この記事はHacobu Advent Calendar 2024の8日目の記事です。
株式会社Hacobuで、動態管理サービス「MOVO Fleet」のエンジニアリングマネージャーをしています。
はじめに
今年の4月1日から改善基準告示が施行され、ドライバーの拘束時間等の制約が強化されました。この改善基準告示に合わせて、MOVO Fleetにドライバーの稼働時間を分析する機能をリリースしました。
稼働時間分析は、トラックに取り付けたGPS端末から取得される位置情報をもとに、運転時間や停留時間、1日の拘束時間などを可視化し、法令に則しているかチェックする機能を提供しています。
この機能では、ドライバーが適切に休憩しているかチェックするため、正確に停留(トラックが停車している)状態を取得する必要があります。Fleetチームでは、この停留状態を正確に把握するために様々な試行錯誤を重ねています。ここでは、その取り組みについて簡単にご紹介します。
地図メッシュごとに集計する
地図上の領域を表現するために、格子状に区切ったメッシュがよく使用されています。はじめに簡易的に停留を実装していたときは、このメッシュ内の滞在時間から停留を判定していました。
この方法の最大のメリットは、実装がとても簡単であることです。

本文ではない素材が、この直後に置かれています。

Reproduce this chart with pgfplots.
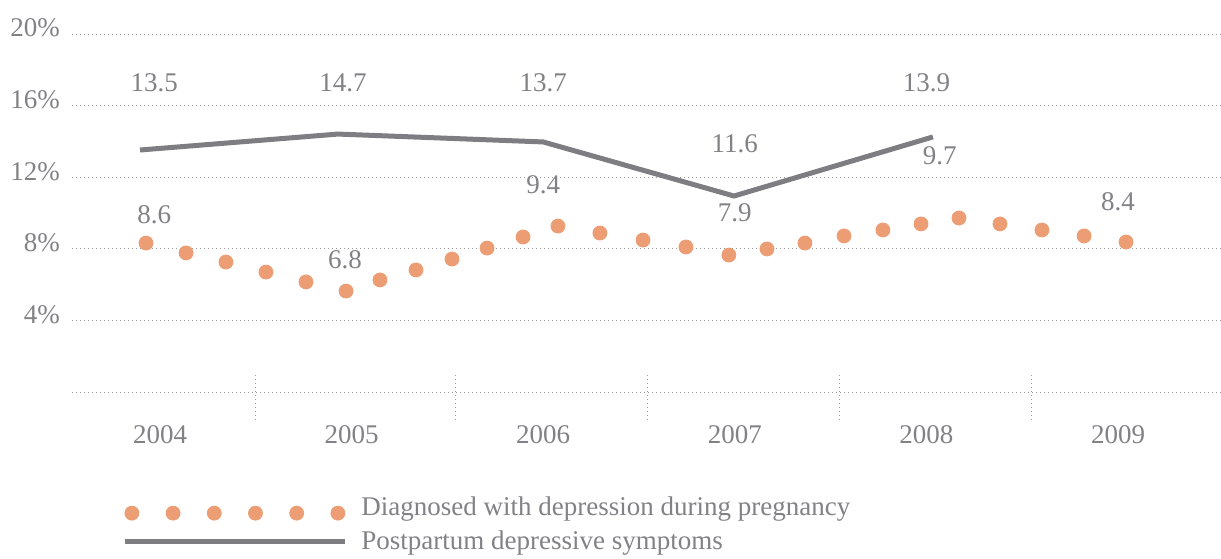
\documentclass[border=0pt]{standalone}
\usepackage{fontspec}
\setmainfont{Liberation Serif}
\usepackage{pgfplots}
\pgfplotsset{compat=1.18}
\definecolor{txtgray}{RGB}{130,130,134}
\definecolor{linegray}{RGB}{125,125,130}
\definecolor{dotorange}{RGB}{236,157,116}
\definecolor{gridgray}{RGB}{155,155,155}

\begin{document}
\begin{tikzpicture}[font=\fontsize{13.5}{16}\selectfont]
\begin{axis}[
    name=ax,
    scale only axis,
    width=574.5pt, height=179pt,
    xmin=-0.4593, xmax=5.5376,
    ymin=0, ymax=20,
    clip=false,
    axis line style={draw=none},
    major tick length=0pt,
    xtick={0,...,5},
    xticklabels={2004,2005,2006,2007,2008,2009},
    ytick={0,4,...,20},
    yticklabels={,4\%,8\%,12\%,16\%,20\%},
    ymajorgrids,
    major grid style={draw=gridgray, line width=0.5pt, dash pattern=on 0.5pt off 1.5pt},
    tick label style={text=txtgray},
    xticklabel style={yshift=-13pt},
    yticklabel style={xshift=-2.5pt, yshift=3pt},
    /pgf/number format/assume math mode=true,
    legend cell align=left,
    legend style={draw=none, fill=none, inner sep=0pt, text=txtgray,
        at={(0.0435,-0.279)}, anchor=north west, row sep=2.5pt, column sep=5pt},
]
% diagnosed with depression during pregnancy
\addplot[only marks, mark=*, mark size=3.5pt, color=dotorange,
    legend image code/.code={\foreach \k in {0,...,5}{\fill[dotorange] (\k*20.6pt+3.5pt,-3pt) circle (3.5pt);}}]
coordinates {
(-0.073,8.32) (0.136,7.77) (0.344,7.26) (0.553,6.70) (0.762,6.15) (0.971,5.64)
(1.148,6.26) (1.336,6.82) (1.524,7.43) (1.707,8.04) (1.895,8.66) (2.077,9.27)
(2.296,8.88) (2.521,8.49) (2.745,8.10) (2.969,7.65) (3.168,7.99) (3.366,8.32)
(3.570,8.72) (3.773,9.05) (3.972,9.39) (4.170,9.72) (4.384,9.39) (4.603,9.05)
(4.823,8.72) (5.042,8.38)
};
\addlegendentry{Diagnosed with depression during pregnancy}
% postpartum depressive symptoms
\addplot[color=linegray, line width=2.5pt, no marks,
    legend image code/.code={\draw[linegray, line width=2.5pt] (0pt,0pt) -- (110pt,0pt);}]
coordinates {(-0.104,13.52) (0.929,14.41) (2.0,13.97) (2.996,10.95) (4.034,14.25)};
\addlegendentry{Postpartum depressive symptoms}

\pgfplotsinvokeforeach{0.496,1.540,2.542,3.544,4.546}{
  \draw[gridgray, line width=0.5pt, dash pattern=on 0.5pt off 1.5pt] (axis cs:#1,0.95) -- (axis cs:#1,-1.68);
}
\begin{scope}[text=txtgray]
\node at (axis cs:-0.03,17.26) {13.5};
\node at (axis cs:0.955,17.26) {14.7};
\node at (axis cs:2.0,17.26) {13.7};
\node at (axis cs:4.0,17.26) {13.9};
\node at (axis cs:3.0,13.85) {11.6};
\node at (axis cs:-0.03,9.89) {8.6};
\node at (axis cs:0.966,7.37) {6.8};
\node at (axis cs:2.0,11.56) {9.4};
\node at (axis cs:3.0,10.0) {7.9};
\node at (axis cs:4.07,13.18) {9.7};
\node at (axis cs:5.0,10.61) {8.4};
\end{scope}
\end{axis}
\pgfresetboundingbox
\path[use as bounding box] ([shift={(-36pt,-83pt)}]ax.south west) rectangle ++(610.5pt,279pt);
\end{tikzpicture}
\end{document}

メッシュは緯度経度から直接計算できるため、一定期間内の位置情報を参照してメッシュ内の経過時間を集計すれば判定できます。
デメリットは、メッシュの境界で集計単位が分かれてしまうため、停留地点がメッシュ境界付近にあると位置情報のばらつきによってメッシュが分かれ、1つの停留として判別できないことがよく起こります。
移動速度の変化から判定する
次に試した方法は、各ログの移動速度(移動距離)から推定する方法です。各GPSログの移動速度が落ちた時に停留と判別します。
この方法のメリットは、判定が単純であることと、デバイスから上がってくるログを逐次処理して、即時に停留の判定ができることです。
デメリットとしては異常値に弱く、取得される速度のゆらぎで意図しない停留の開始・終了が発生してしまうことです。また、停車後すぐにエンジンを切るとGPSが途切れ、速度の落ち込みを取得できないこともあります。今回のように安定して位置情報が取れないケースでは、期待通りの結果を得ることができません。
クラスタリングの手法を使う
最後に、現在チームが実用化に向けて検討を進めている方法で、クラスタリングのアルゴリズムを使って推定する方法です。停留時はGPSの位置情報が近くに密集するため、その位置情報のクラスタリングを抽出することで停留を抜き出すことができます。
メリットとしては、ノイズ(位置情報のゆらぎ)が多いデータに対してもロバストに判別できることです。図のように、信号待ちも含めて停車を取得できていそうです。
もちろん前述の方法よりは計算コストがかかりますが、問題になりそうなレベルではありません。実用化にはアルゴリズムをそのまま使うだけではうまくいかないところも多いですが、チーム内で試行錯誤を進めて一通り改善させることができました。
おわりに
クラスタリングの有効性が確認でき、実用化に向けたアルゴリズムの改善も進められたので、実際にサービスに導入する準備を進めています。単純な機能実装にとどまらず、こうした研究開発要素が含まれると非常におもしろいなと感じました。今後も、今回のように一つ一つの品質にこだわりながら、チーム一丸となって取り組んでいきたいと思います。